#### Problem requirements
Starting with the first line below, extract each line through the one that contains "0.041, 0.032, 0.026]", inclusive, excluding pictures.

#### Data extract
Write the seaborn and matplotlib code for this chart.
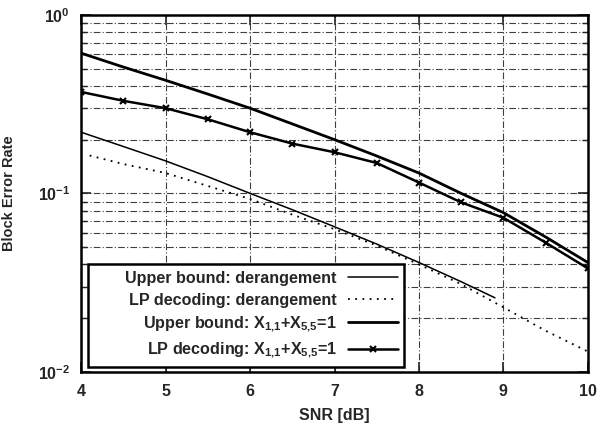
import matplotlib
matplotlib.use('Agg')
from matplotlib import pyplot as plt
from matplotlib.offsetbox import DrawingArea
import seaborn as sns

# Block error rate vs SNR
snr_ub_der = [4.0, 4.5, 5.0, 5.5, 6.0, 6.5, 7.0, 7.5, 8.0, 8.5, 8.9]
ber_ub_der = [0.22, 0.183, 0.152, 0.124, 0.100, 0.081, 0.065, 0.052, 0.041, 0.032, 0.026]

snr_lp_der = [4.1, 4.5, 5.0, 5.5, 6.0, 6.5, 7.0, 7.5, 8.0, 8.5, 9.0, 9.5, 10.0]
ber_lp_der = [0.163, 0.146, 0.13, 0.11, 0.093, 0.076, 0.063, 0.051, 0.040, 0.031, 0.023, 0.017, 0.013]

snr_ub_x = [4.0, 4.5, 5.0, 5.5, 6.0, 6.5, 7.0, 7.5, 8.0, 8.5, 9.0, 9.5, 10.0]
ber_ub_x = [0.61, 0.51, 0.43, 0.36, 0.30, 0.245, 0.20, 0.162, 0.13, 0.10, 0.078, 0.057, 0.041]

snr_lp_x = [4.0, 4.5, 5.0, 5.5, 6.0, 6.5, 7.0, 7.5, 8.0, 8.5, 9.0, 9.5, 10.0]
ber_lp_x = [0.37, 0.33, 0.30, 0.26, 0.22, 0.19, 0.17, 0.148, 0.115, 0.089, 0.073, 0.053, 0.038]

x_ticks = [4, 5, 6, 7, 8, 9, 10]

sns.set_style('ticks')
plt.rcParams['font.family'] = ['Liberation Sans', 'DejaVu Sans']
plt.rcParams['font.weight'] = 'bold'
plt.rcParams['mathtext.fontset'] = 'custom'
plt.rcParams['mathtext.rm'] = 'Liberation Sans:bold'
plt.rcParams['mathtext.bf'] = 'Liberation Sans:bold'
plt.rcParams['mathtext.it'] = 'Liberation Sans:bold'
plt.rcParams['mathtext.default'] = 'bf'
plt.rcParams['xtick.direction'] = 'in'
plt.rcParams['ytick.direction'] = 'in'

fig = plt.figure(figsize=(6.06, 4.25), dpi=100)
ax = fig.add_axes([0.134, 0.125, 0.836, 0.84])

sns.lineplot(x=snr_ub_der, y=ber_ub_der, ax=ax, color='black', lw=1.1,
             label='Upper bound: derangement')
sns.lineplot(x=snr_lp_der, y=ber_lp_der, ax=ax, color='black', lw=1.3,
             linestyle=(0, (1, 3)), label='LP decoding: derangement')
sns.lineplot(x=snr_ub_x, y=ber_ub_x, ax=ax, color='black', lw=2.0,
             label='Upper bound: $X_{1{,}1}$+$X_{5{,}5}$=1')
sns.lineplot(x=snr_lp_x, y=ber_lp_x, ax=ax, color='black', lw=1.8,
             marker='x', markersize=5, markeredgewidth=1.5, markeredgecolor='black',
             label='LP decoding: $X_{1{,}1}$+$X_{5{,}5}$=1')

ax.set_yscale('log')
ax.set_xlim(4, 10)
ax.set_ylim(1e-2, 1e0)
ax.set_xticks(x_ticks)
ax.set_xticklabels([str(t) for t in x_ticks])

grid_style = dict(color='0.25', linestyle=(0, (6, 2, 1, 2)), linewidth=0.8)
ax.grid(True, which='major', axis='both', **grid_style)
ax.grid(True, which='minor', axis='y', **grid_style)

ax.tick_params(which='both', top=True, right=True, labelsize=11.5)
ax.tick_params(which='major', length=7, width=1.2)
ax.tick_params(which='minor', length=4, width=1.0)
ax.tick_params(axis='x', which='major', pad=9)
ax.tick_params(axis='y', which='major', pad=8)
for side in ax.spines.values():
    side.set_linewidth(1.8)
    side.set_color('black')

ax.set_xlabel('SNR [dB]', fontsize=11.5, fontweight='bold', labelpad=6)
ax.set_ylabel('Block Error Rate', fontsize=10.5, fontweight='bold', labelpad=16)

leg = ax.legend(loc='lower left', bbox_to_anchor=(0.014, 0.014), borderaxespad=0,
                markerfirst=False, fancybox=False, framealpha=1, edgecolor='black',
                fontsize=11.6, handlelength=3.1, labelspacing=0.42, borderpad=0.4,
                handletextpad=0.7, columnspacing=1.2)
leg.get_frame().set_linewidth(1.8)
for col in leg._legend_handle_box.get_children():
    col.align = 'right'
# gnuplot-style key: extra blank space left of the labels
leg._legend_handle_box._children.insert(0, DrawingArea(8, 1))

fig.savefig('out.png', dpi=100)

#### Written answer
Write the seaborn and matplotlib code for this chart.
import matplotlib
matplotlib.use('Agg')
from matplotlib import pyplot as plt
from matplotlib.offsetbox import DrawingArea
import seaborn as sns

# Block error rate vs SNR
snr_ub_der = [4.0, 4.5, 5.0, 5.5, 6.0, 6.5, 7.0, 7.5, 8.0, 8.5, 8.9]
ber_ub_der = [0.22, 0.183, 0.152, 0.124, 0.100, 0.081, 0.065, 0.052, 0.041, 0.032, 0.026]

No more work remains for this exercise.